Buckwheat has always been a popular grain in Russia. It was brought in 7th century from Greece and soon became extremely popular. Buckwheat was new and unknown grain in Russia, so it was called “Greek grain” or shortly “grechka”. It’s not a surprise why buckwheat was very beloved in old Russia: peasants called it “mother”, they grown it in a large amounts, so it was cheap and affordable grain. Moreover, it’s cooked quickly and has a high nutritional value – a plate of buckwheat kasha (porridge) for breakfast can keep you full for a long time. Buckwheat porridge was a favorite meal not only among peasants, it was also cooked for upper classes but with plenty of butter or sour cream.

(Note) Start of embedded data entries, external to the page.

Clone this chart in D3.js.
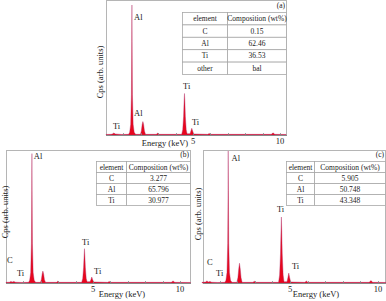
<!DOCTYPE html>
<html>
<head>
<meta charset="utf-8">
<script src="https://cdn.jsdelivr.net/npm/d3@7"></script>
<style>
  body { margin: 0; background: #fff; }
  svg text { font-family: "Liberation Serif", "DejaVu Serif", serif; fill: #222; }
</style>
</head>
<body>
<script>
// spectra: [energy keV, counts in % of panel height]
const specA = [
  [0,0.4],[0.3,0.5],[0.4,1],[0.46,1.6],[0.52,0.8],[0.9,0.4],[1.3,0.5],
  [1.36,2],[1.42,8],[1.46,30],[1.48,70],[1.49,97],[1.5,70],[1.52,30],[1.56,8],[1.62,2],[1.7,0.5],
  [1.98,0.5],[2.03,3],[2.08,8],[2.12,10],[2.16,8],[2.21,3],[2.27,0.5],
  [2.9,0.5],[2.97,1.5],[3.05,0.5],
  [4.35,0.5],[4.41,4],[4.46,14],[4.49,26],[4.51,31],[4.53,26],[4.56,14],[4.61,4],[4.66,1],
  [4.83,1],[4.88,3],[4.93,5],[4.98,3],[5.04,0.8],
  [5.85,0.5],[5.93,1.2],[6.01,0.5],
  [9.5,0.5],[9.6,1.6],[9.7,0.5],[10.35,0.4]
];
const specB = [
  [0,0.5],[0.2,0.6],[0.28,1.2],[0.36,0.7],[0.45,1.2],[0.55,0.6],[0.9,0.4],[1.3,0.5],
  [1.36,2],[1.42,8],[1.46,30],[1.48,70],[1.49,98],[1.5,70],[1.52,30],[1.56,8],[1.62,2],[1.7,0.5],
  [1.98,0.5],[2.03,2.5],[2.08,7],[2.12,9],[2.16,7],[2.21,2.5],[2.27,0.5],
  [2.9,0.5],[2.97,1.3],[3.05,0.5],
  [4.35,0.5],[4.41,3.5],[4.46,12],[4.49,21],[4.51,26],[4.53,21],[4.56,12],[4.61,3.5],[4.66,1],
  [4.83,1],[4.88,2.5],[4.93,4.5],[4.98,2.5],[5.04,0.8],
  [5.85,0.5],[5.93,1.1],[6.01,0.5],
  [9.5,0.5],[9.6,1.6],[9.7,0.5],[10.6,0.4]
];
const specC = [
  [0,0.5],[0.2,0.7],[0.28,1.6],[0.36,0.8],[0.45,1.2],[0.55,0.6],[0.9,0.4],[1.3,0.5],
  [1.36,2],[1.42,8],[1.46,30],[1.48,70],[1.49,100],[1.5,70],[1.52,30],[1.56,8],[1.62,2],[1.7,0.5],
  [1.98,0.5],[2.04,4],[2.09,11],[2.13,15],[2.17,11],[2.22,4],[2.28,0.5],
  [2.9,0.5],[2.97,1.3],[3.05,0.5],
  [4.35,0.5],[4.41,6],[4.46,22],[4.49,40],[4.51,50],[4.53,40],[4.56,22],[4.61,6],[4.66,1],
  [4.83,1],[4.88,4],[4.93,7.5],[4.98,4],[5.04,0.8],
  [5.85,0.5],[5.93,1.5],[6.01,0.5],
  [9.5,0.5],[9.6,1.8],[9.7,0.5],[10.45,0.4]
];

// peak labels: [text, energy keV, counts]
const labelsA = [["Al",1.61,86],["Al",1.61,14],["Ti",4.43,34],["Ti",4.94,7.4],["Ti",0.4,4.4]];
const labelsB = [["Al",1.6,94],["Ti",4.37,28.6],["Ti",5.06,6.8],["C",0.06,15],["Ti",0.63,5.3]];
const labelsC = [["Al",1.68,92.5],["Ti",4.26,54],["Ti",5.11,10.5],["C",0.28,13.5],["Ti",0.8,5.3]];

// composition tables
const tableHead = ["element", "Composition (wt%)"];
const elemA = ["C", "Al", "Ti", "other"];
const compA = ["0.15", "62.46", "36.53", "bal"];
const elemB = ["C", "Al", "Ti"];
const compB = ["3.277", "65.796", "30.977"];
const elemC = ["C", "Al", "Ti"];
const compC = ["5.905", "50.748", "43.348"];

const minorTicks = [1,2,3,4,5,6,7,8,9,10];
const tickLabels = [5, 10];

const W = 386, H = 301;
const svg = d3.select("body").append("svg").attr("width", W).attr("height", H);

// layout of each panel
const panels = [
  {tag:"(a)", spec:specA, labels:labelsA, elem:elemA, comp:compA,
   left:106, right:286, top:0, bottom:135, x0:106, x10:280,
   tab:{x:182, mid:227, y:12, rh:12.4}, tickY:144, xLab:{x:165, y:146}, yLab:{x:103, y:72}},
  {tag:"(b)", spec:specB, labels:labelsB, elem:elemB, comp:compB,
   left:6, right:190, top:150, bottom:283, x0:6, x10:180,
   tab:{x:96, mid:126, y:161, rh:11}, tickY:292, xLab:{x:122, y:297}, yLab:{x:7.5, y:212}},
  {tag:"(c)", spec:specC, labels:labelsC, elem:elemC, comp:compC,
   left:203, right:385, top:150, bottom:283, x0:202, x10:378,
   tab:{x:286, mid:314, y:161, rh:11}, tickY:292, xLab:{x:316, y:297}, yLab:{x:201, y:214}}
];

panels.forEach(function(p){
  const x = d3.scaleLinear().domain([0, 10]).range([p.x0, p.x10]);
  const y = d3.scaleLinear().domain([0, 100]).range([p.bottom, p.top + 1]);
  const g = svg.append("g");

  //frame
  g.append("rect")
    .attr("x", p.left + 0.5).attr("y", p.top + 0.5)
    .attr("width", p.right - p.left).attr("height", p.bottom - p.top)
    .attr("fill", "none").attr("stroke", "#b5b5b5").attr("stroke-width", 1);

  //spectrum
  const area = d3.area()
    .x(d => x(d[0]))
    .y0(p.bottom)
    .y1(d => y(d[1]));
  g.append("path")
    .datum(p.spec)
    .attr("d", area)
    .attr("fill", "#e8061c")
    .attr("stroke", "#b0306a")
    .attr("stroke-width", 0.4);

  //bottom axis
  g.append("line")
    .attr("x1", p.left).attr("x2", p.right + 1)
    .attr("y1", p.bottom + 0.5).attr("y2", p.bottom + 0.5)
    .attr("stroke", "#888").attr("stroke-width", 1);
  g.selectAll(".mt").data(minorTicks).enter().append("line")
    .attr("x1", d => Math.round(x(d)) + 0.5).attr("x2", d => Math.round(x(d)) + 0.5)
    .attr("y1", p.bottom).attr("y2", p.bottom - 2)
    .attr("stroke", "#888").attr("stroke-width", 0.8);
  g.selectAll(".tl").data(tickLabels).enter().append("text")
    .attr("x", d => x(d)).attr("y", p.tickY)
    .attr("text-anchor", "middle")
    .style("font-size", "8.5px")
    .text(d => d);
  g.append("text")
    .attr("x", p.xLab.x).attr("y", p.xLab.y)
    .attr("text-anchor", "middle")
    .style("font-size", "8.5px")
    .text("Energy (keV)");
  g.append("text")
    .attr("transform", "translate(" + p.yLab.x + "," + p.yLab.y + ") rotate(-90)")
    .attr("text-anchor", "middle")
    .style("font-size", "8.5px")
    .text("Cps (arb. units)");

  //peak labels
  g.selectAll(".pl").data(p.labels).enter().append("text")
    .attr("x", d => x(d[1])).attr("y", d => y(d[2]))
    .style("font-size", "8.5px")
    .text(d => d[0]);

  //composition table
  const t = p.tab;
  const rows = [tableHead].concat(p.elem.map((e, i) => [e, p.comp[i]]));
  const tr = p.right;
  g.append("text")
    .attr("x", tr - 1).attr("y", t.y - 4)
    .attr("text-anchor", "end")
    .style("font-size", "7.5px")
    .text(p.tag);
  rows.forEach(function(r, i){
    const ry = t.y + i * t.rh;
    g.append("rect")
      .attr("x", t.x + 0.5).attr("y", ry + 0.5)
      .attr("width", t.mid - t.x).attr("height", t.rh)
      .attr("fill", "#fff").attr("stroke", "#a8a8a8").attr("stroke-width", 0.8);
    g.append("rect")
      .attr("x", t.mid + 0.5).attr("y", ry + 0.5)
      .attr("width", tr - t.mid).attr("height", t.rh)
      .attr("fill", "#fff").attr("stroke", "#a8a8a8").attr("stroke-width", 0.8);
    g.append("text")
      .attr("x", (t.x + t.mid) / 2 + 0.5).attr("y", ry + t.rh / 2 + 3)
      .attr("text-anchor", "middle")
      .style("font-size", "7.5px")
      .text(r[0]);
    g.append("text")
      .attr("x", (t.mid + tr) / 2 + 0.5).attr("y", ry + t.rh / 2 + 3)
      .attr("text-anchor", "middle")
      .style("font-size", "7.5px")
      .text(r[1]);
  });
});
</script>
</body>
</html>
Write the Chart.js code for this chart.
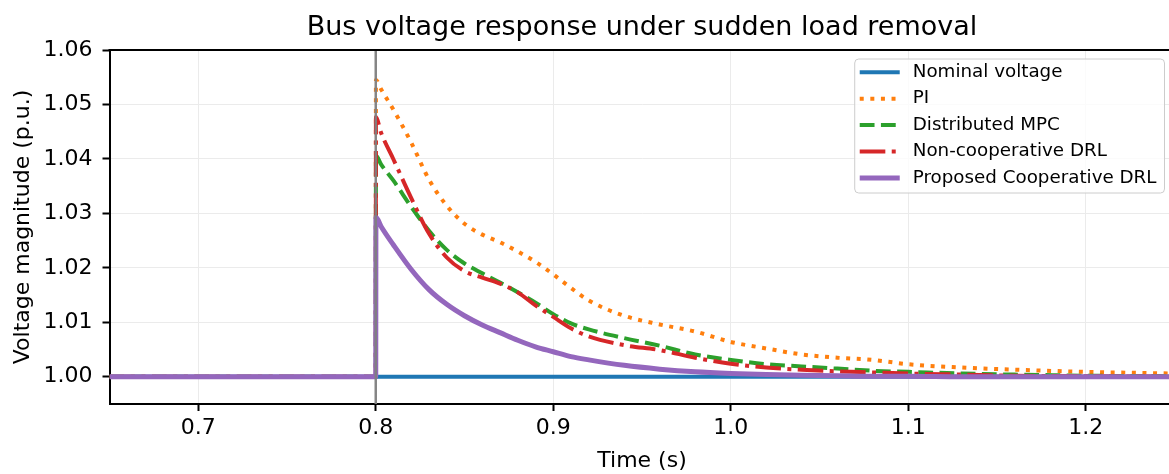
<!DOCTYPE html>
<html>
<head>
<meta charset="utf-8">
<title>Bus voltage response under sudden load removal</title>
<script src="https://cdn.jsdelivr.net/npm/chart.js@4.4.1/dist/chart.umd.min.js"></script>
<style>
  html, body { margin: 0; padding: 0; background: #fff; overflow: hidden; }
  canvas { display: block; }
</style>
</head>
<body>
<canvas id="voltageChart" width="1180" height="474"></canvas>
<script>
// time samples (s) - step happens at 0.8 s
const timeSec = [0.65, 0.8, 0.8001, 0.803, 0.81, 0.82, 0.83, 0.84, 0.85, 0.86, 0.87, 0.88, 0.89, 0.90,
    0.91, 0.92, 0.94, 0.96, 0.98, 1.00, 1.02, 1.04, 1.06, 1.08, 1.10, 1.13, 1.16, 1.20, 1.25];

// nominal reference line
const nominalTime = [0.65, 1.25];
const nominalVoltage = [1.0, 1.0];

// bus voltage (p.u.) for each controller
const piVoltage = [1.0, 1.0, 1.0545, 1.0528, 1.0490, 1.0430, 1.0362, 1.0314, 1.0281, 1.0261, 1.0247, 1.0230, 1.0211, 1.0188,
    1.0163, 1.0140, 1.0112, 1.0096, 1.0083, 1.0064, 1.0052, 1.0041, 1.0035, 1.0031, 1.0023, 1.0017, 1.0013, 1.0009, 1.0006];
const mpcVoltage = [1.0, 1.0, 1.0406, 1.0390, 1.0360, 1.0312, 1.0268, 1.0233, 1.0208, 1.0190, 1.0173, 1.0155, 1.0136, 1.0115,
    1.0098, 1.0087, 1.0071, 1.0057, 1.0041, 1.0031, 1.0023, 1.0019, 1.0015, 1.0011, 1.0009, 1.0006, 1.0004, 1.0002, 1.0001];
const drlVoltage = [1.0, 1.0, 1.0477, 1.0448, 1.0399, 1.0328, 1.0263, 1.0219, 1.0194, 1.0182, 1.0171, 1.0155, 1.0131, 1.0110,
    1.0089, 1.0074, 1.0058, 1.0049, 1.0035, 1.0024, 1.0017, 1.0013, 1.0010, 1.0008, 1.0006, 1.0004, 1.0002, 1.0001, 1.0];
const coopVoltage = [1.0, 1.0, 1.0293, 1.0276, 1.0242, 1.0197, 1.0160, 1.0133, 1.0112, 1.0095, 1.0081, 1.0067, 1.0055, 1.0046,
    1.0037, 1.0031, 1.0021, 1.0014, 1.0009, 1.0006, 1.0004, 1.0003, 1.0002, 1.0001, 1.0001, 1.0, 1.0, 1.0, 1.0];

// axes
const xTicks = [0.7, 0.8, 0.9, 1.0, 1.1, 1.2];
const yTicks = [1.00, 1.01, 1.02, 1.03, 1.04, 1.05, 1.06];
const stepTime = 0.8;

Chart.defaults.font.family = '"DejaVu Sans", sans-serif';
Chart.defaults.color = '#000';

function toPoints(ts, vs) {
    return ts.map((t, i) => ({ x: t, y: vs[i] }));
}

// top spine + step marker line
const framePlugin = {
    id: 'frame',
    afterDatasetsDraw(chart) {
        const { ctx, chartArea, scales } = chart;
        const xs = scales.x.getPixelForValue(stepTime);
        ctx.save();
        ctx.strokeStyle = 'rgba(128,128,128,0.95)';
        ctx.lineWidth = 2.5;
        ctx.beginPath();
        ctx.moveTo(xs, chartArea.top);
        ctx.lineTo(xs, chartArea.bottom);
        ctx.stroke();
        ctx.strokeStyle = '#000';
        ctx.lineWidth = 2;
        ctx.beginPath();
        ctx.moveTo(chartArea.left - 1, chartArea.top);
        ctx.lineTo(chartArea.right + 1, chartArea.top);
        ctx.stroke();
        ctx.restore();
    }
};

// legend inside the axes, upper right (like matplotlib)
const insideLegend = {
    id: 'insideLegend',
    afterDraw(chart) {
        const { ctx, chartArea } = chart;
        const items = chart.data.datasets;
        ctx.save();
        ctx.font = '18.3px "DejaVu Sans"';
        const textW = Math.max(...items.map(d => ctx.measureText(d.label).width));
        const w = 58 + textW + 8;
        const h = 134;
        const x0 = chartArea.right - 10 - w;
        const y0 = chartArea.top + 9;
        ctx.beginPath();
        ctx.roundRect(x0, y0, w, h, 4);
        ctx.fillStyle = 'rgba(255,255,255,0.8)';
        ctx.fill();
        ctx.strokeStyle = '#cccccc';
        ctx.lineWidth = 1;
        ctx.stroke();
        items.forEach((d, i) => {
            const y = y0 + 13.3 + i * 26.4;
            ctx.beginPath();
            ctx.setLineDash(d.borderDash || []);
            ctx.lineWidth = d.borderWidth;
            ctx.strokeStyle = d.borderColor;
            ctx.lineCap = 'butt';
            ctx.moveTo(x0 + 5, y);
            ctx.lineTo(x0 + 45, y);
            ctx.stroke();
            ctx.setLineDash([]);
            ctx.fillStyle = '#000';
            ctx.textBaseline = 'middle';
            ctx.textAlign = 'left';
            ctx.fillText(d.label, x0 + 58, y);
        });
        ctx.restore();
    }
};

const ctx = document.getElementById('voltageChart').getContext('2d');
const voltageChart = new Chart(ctx, {
    type: 'line',
    data: {
        datasets: [
            {
                label: 'Nominal voltage',
                data: toPoints(nominalTime, nominalVoltage),
                borderColor: '#1f77b4', borderWidth: 4, order: 4
            },
            {
                label: 'PI',
                data: toPoints(timeSec, piVoltage),
                borderColor: '#ff7f0e', borderWidth: 4, borderDash: [4, 6.6], order: 3
            },
            {
                label: 'Distributed MPC',
                data: toPoints(timeSec, mpcVoltage),
                borderColor: '#2ca02c', borderWidth: 4, borderDash: [14.8, 6.4], order: 2
            },
            {
                label: 'Non-cooperative DRL',
                data: toPoints(timeSec, drlVoltage),
                borderColor: '#d62728', borderWidth: 4, borderDash: [25.6, 6.4, 4, 6.4], order: 1
            },
            {
                label: 'Proposed Cooperative DRL',
                data: toPoints(timeSec, coopVoltage),
                borderColor: '#9467bd', borderWidth: 5, order: 0
            }
        ]
    },
    options: {
        responsive: false,
        animation: false,
        layout: { padding: { left: 0, right: 5.5, top: 0, bottom: 0 } },
        elements: {
            point: { radius: 0 },
            line: { cubicInterpolationMode: 'monotone', borderCapStyle: 'butt', borderJoinStyle: 'round', fill: false }
        },
        plugins: {
            legend: { display: false },
            tooltip: { enabled: false },
            title: {
                display: true,
                fullSize: false,
                text: 'Bus voltage response under sudden load removal',
                color: '#000',
                font: { size: 27, weight: 'normal' },
                padding: { top: 11.8, bottom: 5.8 }
            }
        },
        scales: {
            x: {
                type: 'linear',
                min: 0.65,
                max: 1.25,
                afterBuildTicks: s => { s.ticks = xTicks.map(v => ({ value: v })); },
                afterFit: s => { s.height = 70; },
                ticks: { font: { size: 22 }, padding: 4, maxRotation: 0, callback: v => v.toFixed(1) },
                grid: { color: '#ebebeb', lineWidth: 1, tickColor: '#000', tickLength: 7, tickWidth: 2 },
                border: { color: '#000', width: 2 },
                title: { display: true, text: 'Time (s)', font: { size: 22 }, padding: { top: 0, bottom: 0 } }
            },
            y: {
                type: 'linear',
                min: 0.995,
                max: 1.06,
                afterBuildTicks: s => { s.ticks = yTicks.map(v => ({ value: v })); },
                afterFit: s => { s.width = 109.5; },
                ticks: { font: { size: 22 }, padding: 10, callback: v => v.toFixed(2) },
                grid: { color: '#ebebeb', lineWidth: 1, tickColor: '#000', tickLength: 7, tickWidth: 2 },
                border: { color: '#000', width: 2 },
                title: { display: true, text: 'Voltage magnitude (p.u.)', font: { size: 22 }, padding: { top: 10, bottom: 0 } }
            }
        }
    },
    plugins: [framePlugin, insideLegend]
});
</script>
</body>
</html>
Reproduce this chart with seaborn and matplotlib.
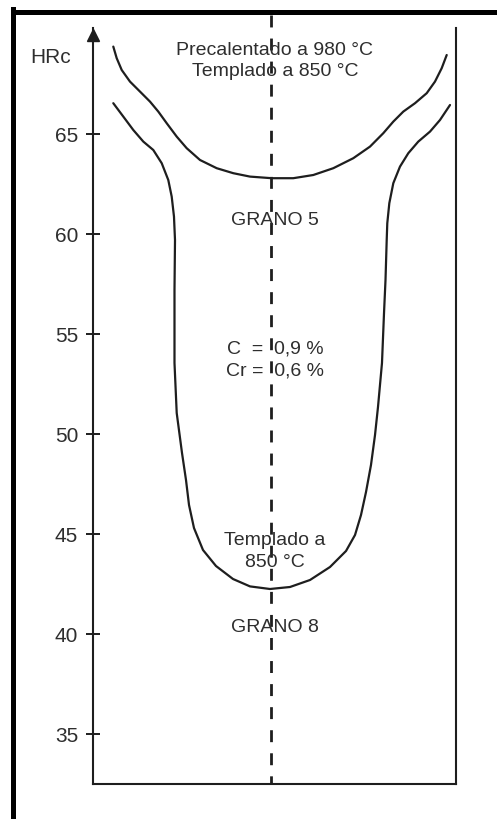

Nowadays, there are lots of recipes with buckwheat, it’s cooked with milk and eaten for breakfast or as a side dish for meat like beefstroganov. Buckwheat porridge with fried onion and mushrooms is a popular dish in Russia, especially during the Great Lent when grains, vegetables and mushrooms become the main foods.
Hope all lovely bloggers partying at Fiesta Friday will like this Russian buckwheat porridge, it contains vitamins, healthy organic acids and oils! Enjoy! 🙂
Russian buckwheat kasha with mushrooms
During the Great Lent or for vegetarian option omit the butter or substitute it with any veg.oil
200ml buckwheat
400ml water
1 tsp butter
1 Tbsp sunflower or other veg.oil
1 large onion, chopped
200g mixed mushrooms (or 400g frozen), chopped
25-30g butter
salt, pepper to taste
fresh chopped parsley, optional
- Wash buckwheat, put it a thick-bottomed or iron-castle pan, fry on a low heat without any oil for 2-3 minutes. Add water and good pinch of salt. Bring it to boil on a medium heat, then reduce the heat to low, add a teaspoon butter and simmer for 17-20 minutes or until all water will be absorbed. Don’t stir buckwheat during the cooking. When it’s ready, take the pan off the heat, cover with lid and few kitchen towels, let it rest for 5-10 minutes.
- Meanwhile, heat the oil in a frying pan, add onion and fry for few minutes. Stir in mushrooms, season to taste and fry on a medium-high heat until mushrooms are ready.
- Stir the mushroom mixture and butter into buckwheat. Sprinkle with parsley, if desired. Serve warm as a main dish or side dish to chicken, stewed meat or sausages. Enjoy!